More than eight in 10 mortgages in other countries are fixed, often for much longer terms than we offer, with security of outgoings the main reason for that choice.
Although fixing gives peace of mind, borrowers should be wary of the consequences. There are often penalties if you decide to switch or pay off your loan early, although for now, many banks are choosing not to impose these; likewise, you may not be allowed to overpay your mortgage by way of additional monthly payments, or off-set a lump sum, which is a good way to utilise spare income in a high-debt situation.
Switching to a one, three or five-year fixed rate, however, can often offer better value over standard variable rates, but beware of offers which force you to switch your current account to avail of the best discounts, or attractive cash-back offers which may not carry a cheaper rate.
The programme of quantitative easing by the European Central Bank (ECB) has now ended, and the trillions of free euro will no longer be parachuting into banks. This invariably means interest rates will rise, but ECB President Mario Draghi will need to be brave to do this any time soon, especially with Brexit on the horizon.
That said, nervous borrowers may like the notion of tying down their monthly repayments, so looking around is a prudent approach. However, the easiest thing to do is to see what your lender is offering first.
Switching a mortgage from one bank to another is a laborious and expensive process. Switching internally is a bit of form filling, so it makes sense to start there. Needless to say, if you're one of the lucky ones on a tracker mortgage, don't even dream about it.
For those on variable rates, or coming off an existing fixed rate, the power is in your equity. This is the value of your home, over and above the mortgage on it.
Any less than 80pc and you're in the ball-park for value. Under 60pc and banks will give you an even better rate.

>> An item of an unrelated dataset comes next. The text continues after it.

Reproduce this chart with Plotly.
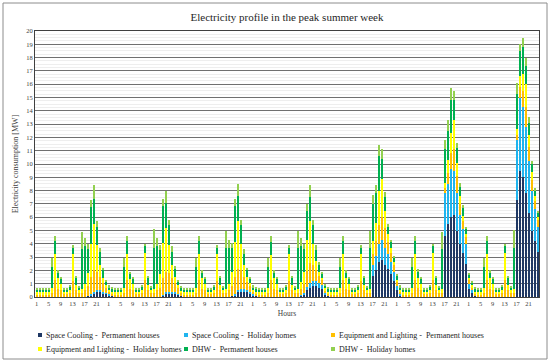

For the full loan-to-value limit (90pc) or for a first-time buyer, one-year fixed rate competition varies from KBC (2.5pc) to Permanent TSB (3.3pc) and the others in between (based on borrowing €405,000 over 30 years). Rising to a three-year lock-in, Ulster Bank's 2.9pc is excellently priced, while KBC's 2.8pc for five years also represents good longer-term value.
Once you have a little equity built up, switchers will find an attractive market. At 70pc loan-to-value, KBC offers 2.5pc (one year), 2.6pc (three year) and 2.65pc (five year), and is currently the market leader at this level. Ulster Bank is also one to consider.
Two banks offer 10-year rates, which is a small market, and to which caveats should apply. A decade is a long time and you have no idea what changes could happen to you, your relationship or your house, in the meantime.
However, for the ultimate long-term security, Bank of Ireland has a rate of 3.5pc, while KBC offers 3.75pc (both will depend on loan-to-value).
This year will see some new lenders coming into the market, and they are not unwelcome.
At present, there are really only five: AIB owns EBS and Haven, despite branding them separately; Bank of Ireland and Permanent TSB are the only other 'Irish' lenders; while Ulster Bank and Belgian KBC make up the rest of the pack.
Aussie bank Pepper took over the servicing of Danske and Bank of Scotland loans and was offering mortgages to switchers but their new business book has been purchased by Finance Ireland, which will be setting up shop soon.
An Post is getting into the business once it can find a lending partner, while Credit Unions are being given a licence to sell mortgages also (these will be somewhat limited in scope).
This year may also see legislation in place to cap the interest rates banks can charge customers.
This is a thorny issue, since most of AIB, all of PTSB and a bit of Bank of Ireland are still State-owned, and in order to make them attractive for sale, capping loan-income is really not the way to go.
However, populist policies rarely bear any relation to logic, so Finance Minister Paschal Donohoe is coming under pressure to place a limit on rates.
Banks have form in over-charging. While average rates in the EU for mortgages are just 1.77pc, in Ireland it's 3.14pc (3.03 for fixed). Watch this space.
How to switch... Mortgages
STEP 1 Find out your loan-to-value (LTV) by getting a house valuation, and confirm balance on your mortgage with the bank. Divide one into the other.
STEP 2 Ask your own bank what fixed rates and terms apply for your LTV.
STEP 3 Complete the paperwork (it is technically a new loan), and confirm new monthly payment.
STEP 4 Calculate the saving over the term.